▼▼▼

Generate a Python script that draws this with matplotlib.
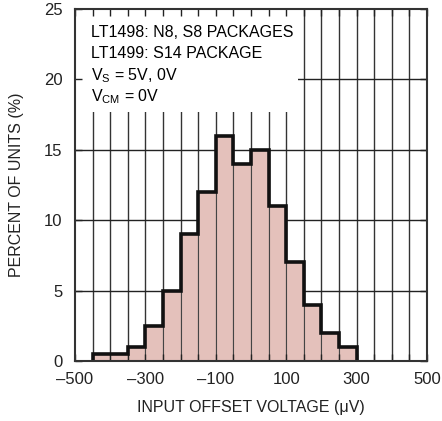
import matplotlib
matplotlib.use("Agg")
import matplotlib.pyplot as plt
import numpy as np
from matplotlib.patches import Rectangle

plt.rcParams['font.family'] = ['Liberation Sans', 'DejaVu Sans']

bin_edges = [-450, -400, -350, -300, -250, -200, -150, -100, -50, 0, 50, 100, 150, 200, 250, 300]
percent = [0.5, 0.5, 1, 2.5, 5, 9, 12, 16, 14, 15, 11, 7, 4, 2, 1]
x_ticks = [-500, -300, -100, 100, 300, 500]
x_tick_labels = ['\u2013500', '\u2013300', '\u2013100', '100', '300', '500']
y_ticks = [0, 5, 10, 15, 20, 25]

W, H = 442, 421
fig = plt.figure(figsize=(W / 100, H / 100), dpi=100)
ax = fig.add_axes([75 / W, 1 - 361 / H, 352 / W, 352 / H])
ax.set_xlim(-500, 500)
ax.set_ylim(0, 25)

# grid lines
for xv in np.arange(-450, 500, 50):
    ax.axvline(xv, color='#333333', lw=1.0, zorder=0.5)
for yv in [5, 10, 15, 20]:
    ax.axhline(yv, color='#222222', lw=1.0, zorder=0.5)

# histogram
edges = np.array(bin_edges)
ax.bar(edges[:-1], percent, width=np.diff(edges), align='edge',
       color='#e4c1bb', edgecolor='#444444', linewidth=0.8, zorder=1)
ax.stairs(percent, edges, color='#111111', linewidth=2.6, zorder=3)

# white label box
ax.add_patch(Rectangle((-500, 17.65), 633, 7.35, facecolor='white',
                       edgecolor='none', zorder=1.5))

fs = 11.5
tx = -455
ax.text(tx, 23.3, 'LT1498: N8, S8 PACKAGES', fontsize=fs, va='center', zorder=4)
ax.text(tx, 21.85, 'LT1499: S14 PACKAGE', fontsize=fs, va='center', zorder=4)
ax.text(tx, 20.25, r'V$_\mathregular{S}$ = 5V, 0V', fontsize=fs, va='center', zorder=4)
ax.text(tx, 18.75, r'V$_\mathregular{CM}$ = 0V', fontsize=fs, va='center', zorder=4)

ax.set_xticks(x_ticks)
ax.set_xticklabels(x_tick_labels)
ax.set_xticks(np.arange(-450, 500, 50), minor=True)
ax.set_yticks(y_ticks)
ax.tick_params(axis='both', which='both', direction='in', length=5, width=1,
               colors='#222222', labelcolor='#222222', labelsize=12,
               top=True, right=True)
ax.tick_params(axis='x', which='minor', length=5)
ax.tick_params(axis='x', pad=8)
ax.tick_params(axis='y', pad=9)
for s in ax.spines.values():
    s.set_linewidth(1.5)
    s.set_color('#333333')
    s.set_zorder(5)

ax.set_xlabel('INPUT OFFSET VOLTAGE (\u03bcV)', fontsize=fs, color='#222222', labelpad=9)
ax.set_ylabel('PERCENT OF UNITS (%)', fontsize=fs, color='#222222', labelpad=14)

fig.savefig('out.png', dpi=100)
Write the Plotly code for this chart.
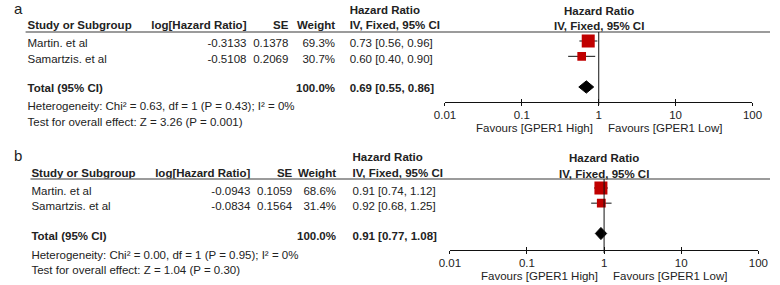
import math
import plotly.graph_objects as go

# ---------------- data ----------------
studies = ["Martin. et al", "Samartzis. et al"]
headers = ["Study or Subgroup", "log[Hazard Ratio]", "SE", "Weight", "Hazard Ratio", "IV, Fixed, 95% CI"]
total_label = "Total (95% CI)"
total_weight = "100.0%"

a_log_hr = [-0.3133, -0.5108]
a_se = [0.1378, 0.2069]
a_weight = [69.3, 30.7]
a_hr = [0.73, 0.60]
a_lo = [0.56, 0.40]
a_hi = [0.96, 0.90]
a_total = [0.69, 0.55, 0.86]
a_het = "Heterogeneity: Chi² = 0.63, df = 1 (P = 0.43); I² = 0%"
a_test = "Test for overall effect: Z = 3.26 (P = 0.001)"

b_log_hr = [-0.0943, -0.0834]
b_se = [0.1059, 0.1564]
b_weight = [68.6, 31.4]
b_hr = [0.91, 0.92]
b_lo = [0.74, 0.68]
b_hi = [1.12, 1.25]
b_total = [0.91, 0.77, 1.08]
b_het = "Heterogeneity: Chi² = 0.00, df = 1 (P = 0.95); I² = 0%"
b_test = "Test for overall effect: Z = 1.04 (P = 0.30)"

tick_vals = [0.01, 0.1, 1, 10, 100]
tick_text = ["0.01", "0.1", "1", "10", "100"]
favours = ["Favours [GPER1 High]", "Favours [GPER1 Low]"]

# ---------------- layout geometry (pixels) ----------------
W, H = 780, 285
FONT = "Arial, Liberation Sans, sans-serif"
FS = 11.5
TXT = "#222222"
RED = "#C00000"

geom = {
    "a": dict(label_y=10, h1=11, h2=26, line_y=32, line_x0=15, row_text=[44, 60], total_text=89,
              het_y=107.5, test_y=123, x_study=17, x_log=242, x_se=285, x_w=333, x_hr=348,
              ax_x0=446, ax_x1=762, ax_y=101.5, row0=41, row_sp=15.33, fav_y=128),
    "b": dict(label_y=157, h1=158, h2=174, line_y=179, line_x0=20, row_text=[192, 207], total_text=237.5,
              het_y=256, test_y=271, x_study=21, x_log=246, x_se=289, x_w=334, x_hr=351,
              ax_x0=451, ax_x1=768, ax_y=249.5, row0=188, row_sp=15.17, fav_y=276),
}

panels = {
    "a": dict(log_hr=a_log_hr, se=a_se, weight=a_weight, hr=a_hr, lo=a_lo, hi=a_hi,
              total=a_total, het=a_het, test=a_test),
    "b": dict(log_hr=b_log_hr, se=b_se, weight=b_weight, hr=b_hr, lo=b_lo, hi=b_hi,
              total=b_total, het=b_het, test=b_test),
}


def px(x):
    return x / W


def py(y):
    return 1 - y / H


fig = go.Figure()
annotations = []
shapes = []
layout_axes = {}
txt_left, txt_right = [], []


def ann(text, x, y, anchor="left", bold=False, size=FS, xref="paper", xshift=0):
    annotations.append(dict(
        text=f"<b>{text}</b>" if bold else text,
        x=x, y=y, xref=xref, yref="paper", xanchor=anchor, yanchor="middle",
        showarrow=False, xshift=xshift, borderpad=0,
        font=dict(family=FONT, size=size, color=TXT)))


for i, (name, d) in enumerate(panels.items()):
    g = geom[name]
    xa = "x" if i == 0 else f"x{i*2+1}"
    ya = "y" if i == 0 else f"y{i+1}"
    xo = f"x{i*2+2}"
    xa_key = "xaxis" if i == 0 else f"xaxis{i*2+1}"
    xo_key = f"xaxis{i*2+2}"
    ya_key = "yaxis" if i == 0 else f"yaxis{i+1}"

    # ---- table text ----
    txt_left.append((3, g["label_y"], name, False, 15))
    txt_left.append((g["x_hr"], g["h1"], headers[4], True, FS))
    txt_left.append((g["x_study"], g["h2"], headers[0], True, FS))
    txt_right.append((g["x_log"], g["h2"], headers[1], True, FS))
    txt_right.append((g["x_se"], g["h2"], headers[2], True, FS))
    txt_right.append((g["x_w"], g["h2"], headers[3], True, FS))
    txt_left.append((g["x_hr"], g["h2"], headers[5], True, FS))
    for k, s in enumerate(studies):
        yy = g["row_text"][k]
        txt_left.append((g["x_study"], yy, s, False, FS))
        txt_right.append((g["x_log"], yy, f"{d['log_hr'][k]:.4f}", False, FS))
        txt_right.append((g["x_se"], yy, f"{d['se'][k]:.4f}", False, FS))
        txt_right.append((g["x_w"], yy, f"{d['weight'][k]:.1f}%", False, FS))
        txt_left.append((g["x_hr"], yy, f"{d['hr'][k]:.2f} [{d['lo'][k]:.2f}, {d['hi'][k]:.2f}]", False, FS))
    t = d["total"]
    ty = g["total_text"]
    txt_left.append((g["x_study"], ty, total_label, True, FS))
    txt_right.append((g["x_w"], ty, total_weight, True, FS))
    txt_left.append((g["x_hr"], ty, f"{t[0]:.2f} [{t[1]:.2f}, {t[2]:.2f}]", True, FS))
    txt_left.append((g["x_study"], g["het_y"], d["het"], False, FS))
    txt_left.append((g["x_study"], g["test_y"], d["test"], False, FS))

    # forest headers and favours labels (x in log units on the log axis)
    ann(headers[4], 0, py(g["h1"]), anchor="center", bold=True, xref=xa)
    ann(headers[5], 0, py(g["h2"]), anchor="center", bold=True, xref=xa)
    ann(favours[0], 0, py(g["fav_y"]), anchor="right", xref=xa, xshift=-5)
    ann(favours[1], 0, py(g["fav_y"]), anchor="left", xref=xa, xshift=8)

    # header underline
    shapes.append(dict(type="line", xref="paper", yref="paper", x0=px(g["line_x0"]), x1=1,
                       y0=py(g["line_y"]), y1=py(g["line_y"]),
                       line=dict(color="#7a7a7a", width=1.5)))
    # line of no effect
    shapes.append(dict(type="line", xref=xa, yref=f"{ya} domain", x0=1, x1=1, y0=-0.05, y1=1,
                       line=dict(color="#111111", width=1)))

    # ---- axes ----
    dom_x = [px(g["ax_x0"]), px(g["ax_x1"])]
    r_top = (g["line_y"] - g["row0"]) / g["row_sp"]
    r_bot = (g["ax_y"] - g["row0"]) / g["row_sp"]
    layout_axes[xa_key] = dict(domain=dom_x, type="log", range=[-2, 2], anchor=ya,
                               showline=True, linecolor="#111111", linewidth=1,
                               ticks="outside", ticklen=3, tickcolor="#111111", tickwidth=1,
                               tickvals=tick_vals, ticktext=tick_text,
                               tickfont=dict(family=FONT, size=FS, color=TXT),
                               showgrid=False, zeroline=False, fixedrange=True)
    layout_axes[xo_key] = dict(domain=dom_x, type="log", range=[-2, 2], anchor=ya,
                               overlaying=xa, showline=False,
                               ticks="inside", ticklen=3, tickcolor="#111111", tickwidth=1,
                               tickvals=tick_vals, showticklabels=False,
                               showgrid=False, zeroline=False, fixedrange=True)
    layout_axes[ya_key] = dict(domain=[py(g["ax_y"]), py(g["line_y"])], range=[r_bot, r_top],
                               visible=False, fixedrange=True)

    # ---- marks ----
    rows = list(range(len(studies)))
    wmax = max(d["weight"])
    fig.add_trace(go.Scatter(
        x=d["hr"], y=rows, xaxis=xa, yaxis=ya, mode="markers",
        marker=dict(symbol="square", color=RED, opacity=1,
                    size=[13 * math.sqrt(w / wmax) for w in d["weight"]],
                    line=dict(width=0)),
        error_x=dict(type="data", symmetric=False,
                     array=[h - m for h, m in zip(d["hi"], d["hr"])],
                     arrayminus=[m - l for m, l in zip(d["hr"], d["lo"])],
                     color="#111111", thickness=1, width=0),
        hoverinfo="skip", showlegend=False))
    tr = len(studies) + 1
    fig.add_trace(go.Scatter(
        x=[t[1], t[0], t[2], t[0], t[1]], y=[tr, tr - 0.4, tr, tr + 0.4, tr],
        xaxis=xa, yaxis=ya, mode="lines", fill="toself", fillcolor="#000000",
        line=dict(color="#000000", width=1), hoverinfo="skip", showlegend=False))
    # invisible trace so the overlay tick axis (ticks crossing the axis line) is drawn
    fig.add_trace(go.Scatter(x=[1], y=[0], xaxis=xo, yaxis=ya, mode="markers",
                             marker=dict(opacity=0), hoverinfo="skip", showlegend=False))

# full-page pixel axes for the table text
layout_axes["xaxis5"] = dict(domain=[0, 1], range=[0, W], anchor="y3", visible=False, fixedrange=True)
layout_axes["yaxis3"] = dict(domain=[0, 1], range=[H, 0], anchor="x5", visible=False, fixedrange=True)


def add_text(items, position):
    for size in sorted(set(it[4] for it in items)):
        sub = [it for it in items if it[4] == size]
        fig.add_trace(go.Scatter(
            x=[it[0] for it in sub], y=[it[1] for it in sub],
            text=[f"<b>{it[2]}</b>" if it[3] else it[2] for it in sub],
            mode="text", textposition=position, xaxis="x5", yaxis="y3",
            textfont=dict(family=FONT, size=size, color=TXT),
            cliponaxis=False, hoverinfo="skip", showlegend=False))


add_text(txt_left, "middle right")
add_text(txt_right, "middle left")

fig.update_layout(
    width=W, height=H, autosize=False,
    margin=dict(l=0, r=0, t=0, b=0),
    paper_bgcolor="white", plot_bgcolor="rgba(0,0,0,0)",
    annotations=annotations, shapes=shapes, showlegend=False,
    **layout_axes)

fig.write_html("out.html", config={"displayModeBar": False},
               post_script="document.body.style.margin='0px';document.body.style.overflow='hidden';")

▲▲▲

The images in the entries above should be left out; please reproduce exactly the lines from the first through the one containing "ax.axhline(yv, color='#222222', lw=1.0, zorder=0.5)".

Generate a Python script that draws this with matplotlib.
import matplotlib
matplotlib.use("Agg")
import matplotlib.pyplot as plt
import numpy as np
from matplotlib.patches import Rectangle

plt.rcParams['font.family'] = ['Liberation Sans', 'DejaVu Sans']

bin_edges = [-450, -400, -350, -300, -250, -200, -150, -100, -50, 0, 50, 100, 150, 200, 250, 300]
percent = [0.5, 0.5, 1, 2.5, 5, 9, 12, 16, 14, 15, 11, 7, 4, 2, 1]
x_ticks = [-500, -300, -100, 100, 300, 500]
x_tick_labels = ['\u2013500', '\u2013300', '\u2013100', '100', '300', '500']
y_ticks = [0, 5, 10, 15, 20, 25]

W, H = 442, 421
fig = plt.figure(figsize=(W / 100, H / 100), dpi=100)
ax = fig.add_axes([75 / W, 1 - 361 / H, 352 / W, 352 / H])
ax.set_xlim(-500, 500)
ax.set_ylim(0, 25)

# grid lines
for xv in np.arange(-450, 500, 50):
    ax.axvline(xv, color='#333333', lw=1.0, zorder=0.5)
for yv in [5, 10, 15, 20]:
    ax.axhline(yv, color='#222222', lw=1.0, zorder=0.5)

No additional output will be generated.